=== EXERCISE GOAL ===
Reproduce all of the data below without alteration; exclude every picture.

+===+

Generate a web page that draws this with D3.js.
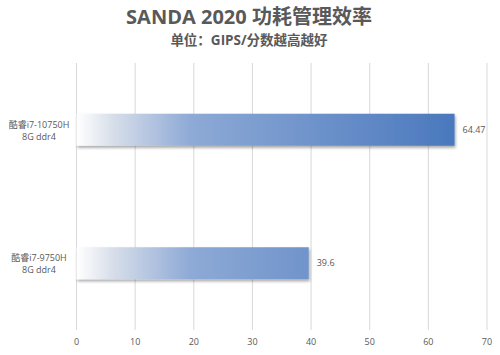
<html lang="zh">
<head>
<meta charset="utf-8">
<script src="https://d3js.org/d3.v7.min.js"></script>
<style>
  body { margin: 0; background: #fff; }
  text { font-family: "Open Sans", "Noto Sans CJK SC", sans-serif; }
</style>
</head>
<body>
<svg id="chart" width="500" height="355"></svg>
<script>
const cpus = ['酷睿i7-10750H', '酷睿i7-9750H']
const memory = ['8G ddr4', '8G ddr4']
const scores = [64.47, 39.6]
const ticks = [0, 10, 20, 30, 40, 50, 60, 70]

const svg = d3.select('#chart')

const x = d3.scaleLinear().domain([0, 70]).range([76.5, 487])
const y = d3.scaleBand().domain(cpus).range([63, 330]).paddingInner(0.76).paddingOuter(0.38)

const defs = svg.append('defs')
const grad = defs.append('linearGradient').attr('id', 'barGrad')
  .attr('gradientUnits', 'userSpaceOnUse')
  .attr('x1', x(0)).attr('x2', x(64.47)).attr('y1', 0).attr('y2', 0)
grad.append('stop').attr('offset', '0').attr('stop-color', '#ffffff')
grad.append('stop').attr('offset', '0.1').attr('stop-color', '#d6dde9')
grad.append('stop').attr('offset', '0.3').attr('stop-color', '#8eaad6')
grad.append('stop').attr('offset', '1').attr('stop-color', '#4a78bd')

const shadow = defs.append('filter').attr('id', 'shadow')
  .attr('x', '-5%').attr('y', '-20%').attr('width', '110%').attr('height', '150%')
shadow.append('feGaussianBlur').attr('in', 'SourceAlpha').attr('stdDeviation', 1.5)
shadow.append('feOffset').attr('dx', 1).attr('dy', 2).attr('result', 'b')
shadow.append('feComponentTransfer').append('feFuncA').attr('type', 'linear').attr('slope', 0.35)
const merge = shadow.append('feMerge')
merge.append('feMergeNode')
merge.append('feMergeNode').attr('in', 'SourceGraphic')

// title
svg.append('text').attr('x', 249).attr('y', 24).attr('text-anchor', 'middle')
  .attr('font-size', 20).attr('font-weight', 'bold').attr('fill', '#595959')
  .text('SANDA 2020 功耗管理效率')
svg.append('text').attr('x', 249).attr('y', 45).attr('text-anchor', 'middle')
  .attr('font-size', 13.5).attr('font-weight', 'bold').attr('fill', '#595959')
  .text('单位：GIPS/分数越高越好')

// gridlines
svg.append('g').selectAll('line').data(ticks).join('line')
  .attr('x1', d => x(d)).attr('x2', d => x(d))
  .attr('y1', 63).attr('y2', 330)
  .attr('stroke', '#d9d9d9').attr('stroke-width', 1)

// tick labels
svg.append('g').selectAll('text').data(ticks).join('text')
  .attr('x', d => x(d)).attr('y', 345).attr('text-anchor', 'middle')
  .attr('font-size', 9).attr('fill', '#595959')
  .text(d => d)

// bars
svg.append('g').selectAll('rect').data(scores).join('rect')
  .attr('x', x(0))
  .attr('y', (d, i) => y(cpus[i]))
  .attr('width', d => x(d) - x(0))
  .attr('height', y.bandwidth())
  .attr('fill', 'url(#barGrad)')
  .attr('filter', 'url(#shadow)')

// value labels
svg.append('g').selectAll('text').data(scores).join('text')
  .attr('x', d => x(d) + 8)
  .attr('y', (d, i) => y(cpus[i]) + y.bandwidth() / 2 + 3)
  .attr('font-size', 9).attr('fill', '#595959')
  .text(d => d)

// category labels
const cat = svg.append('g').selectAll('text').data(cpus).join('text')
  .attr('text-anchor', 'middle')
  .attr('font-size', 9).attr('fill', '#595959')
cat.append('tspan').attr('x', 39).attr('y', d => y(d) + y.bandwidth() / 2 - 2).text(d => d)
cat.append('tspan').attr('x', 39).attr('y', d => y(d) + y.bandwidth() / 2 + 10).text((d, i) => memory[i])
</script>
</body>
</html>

+===+

=== WRITTEN ANSWER ===
Generate a web page that draws this with D3.js.
<html lang="zh">
<head>
<meta charset="utf-8">
<script src="https://d3js.org/d3.v7.min.js"></script>
<style>
  body { margin: 0; background: #fff; }
  text { font-family: "Open Sans", "Noto Sans CJK SC", sans-serif; }
</style>
</head>
<body>
<svg id="chart" width="500" height="355"></svg>
<script>
const cpus = ['酷睿i7-10750H', '酷睿i7-9750H']
const memory = ['8G ddr4', '8G ddr4']
const scores = [64.47, 39.6]
const ticks = [0, 10, 20, 30, 40, 50, 60, 70]

const svg = d3.select('#chart')

const x = d3.scaleLinear().domain([0, 70]).range([76.5, 487])
const y = d3.scaleBand().domain(cpus).range([63, 330]).paddingInner(0.76).paddingOuter(0.38)

const defs = svg.append('defs')
const grad = defs.append('linearGradient').attr('id', 'barGrad')
  .attr('gradientUnits', 'userSpaceOnUse')
  .attr('x1', x(0)).attr('x2', x(64.47)).attr('y1', 0).attr('y2', 0)
grad.append('stop').attr('offset', '0').attr('stop-color', '#ffffff')
grad.append('stop').attr('offset', '0.1').attr('stop-color', '#d6dde9')
grad.append('stop').attr('offset', '0.3').attr('stop-color', '#8eaad6')
grad.append('stop').attr('offset', '1').attr('stop-color', '#4a78bd')

const shadow = defs.append('filter').attr('id', 'shadow')
  .attr('x', '-5%').attr('y', '-20%').attr('width', '110%').attr('height', '150%')
shadow.append('feGaussianBlur').attr('in', 'SourceAlpha').attr('stdDeviation', 1.5)
shadow.append('feOffset').attr('dx', 1).attr('dy', 2).attr('result', 'b')
shadow.append('feComponentTransfer').append('feFuncA').attr('type', 'linear').attr('slope', 0.35)
const merge = shadow.append('feMerge')
merge.append('feMergeNode')
merge.append('feMergeNode').attr('in', 'SourceGraphic')

// title
svg.append('text').attr('x', 249).attr('y', 24).attr('text-anchor', 'middle')
  .attr('font-size', 20).attr('font-weight', 'bold').attr('fill', '#595959')
  .text('SANDA 2020 功耗管理效率')
svg.append('text').attr('x', 249).attr('y', 45).attr('text-anchor', 'middle')
  .attr('font-size', 13.5).attr('font-weight', 'bold').attr('fill', '#595959')
  .text('单位：GIPS/分数越高越好')

// gridlines
svg.append('g').selectAll('line').data(ticks).join('line')
  .attr('x1', d => x(d)).attr('x2', d => x(d))
  .attr('y1', 63).attr('y2', 330)
  .attr('stroke', '#d9d9d9').attr('stroke-width', 1)

// tick labels
svg.append('g').selectAll('text').data(ticks).join('text')
  .attr('x', d => x(d)).attr('y', 345).attr('text-anchor', 'middle')
  .attr('font-size', 9).attr('fill', '#595959')
  .text(d => d)

// bars
svg.append('g').selectAll('rect').data(scores).join('rect')
  .attr('x', x(0))
  .attr('y', (d, i) => y(cpus[i]))
  .attr('width', d => x(d) - x(0))
  .attr('height', y.bandwidth())
  .attr('fill', 'url(#barGrad)')
  .attr('filter', 'url(#shadow)')

// value labels
svg.append('g').selectAll('text').data(scores).join('text')
  .attr('x', d => x(d) + 8)
  .attr('y', (d, i) => y(cpus[i]) + y.bandwidth() / 2 + 3)
  .attr('font-size', 9).attr('fill', '#595959')
  .text(d => d)

// category labels
const cat = svg.append('g').selectAll('text').data(cpus).join('text')
  .attr('text-anchor', 'middle')
  .attr('font-size', 9).attr('fill', '#595959')
cat.append('tspan').attr('x', 39).attr('y', d => y(d) + y.bandwidth() / 2 - 2).text(d => d)
cat.append('tspan').attr('x', 39).attr('y', d => y(d) + y.bandwidth() / 2 + 10).text((d, i) => memory[i])
</script>
</body>
</html>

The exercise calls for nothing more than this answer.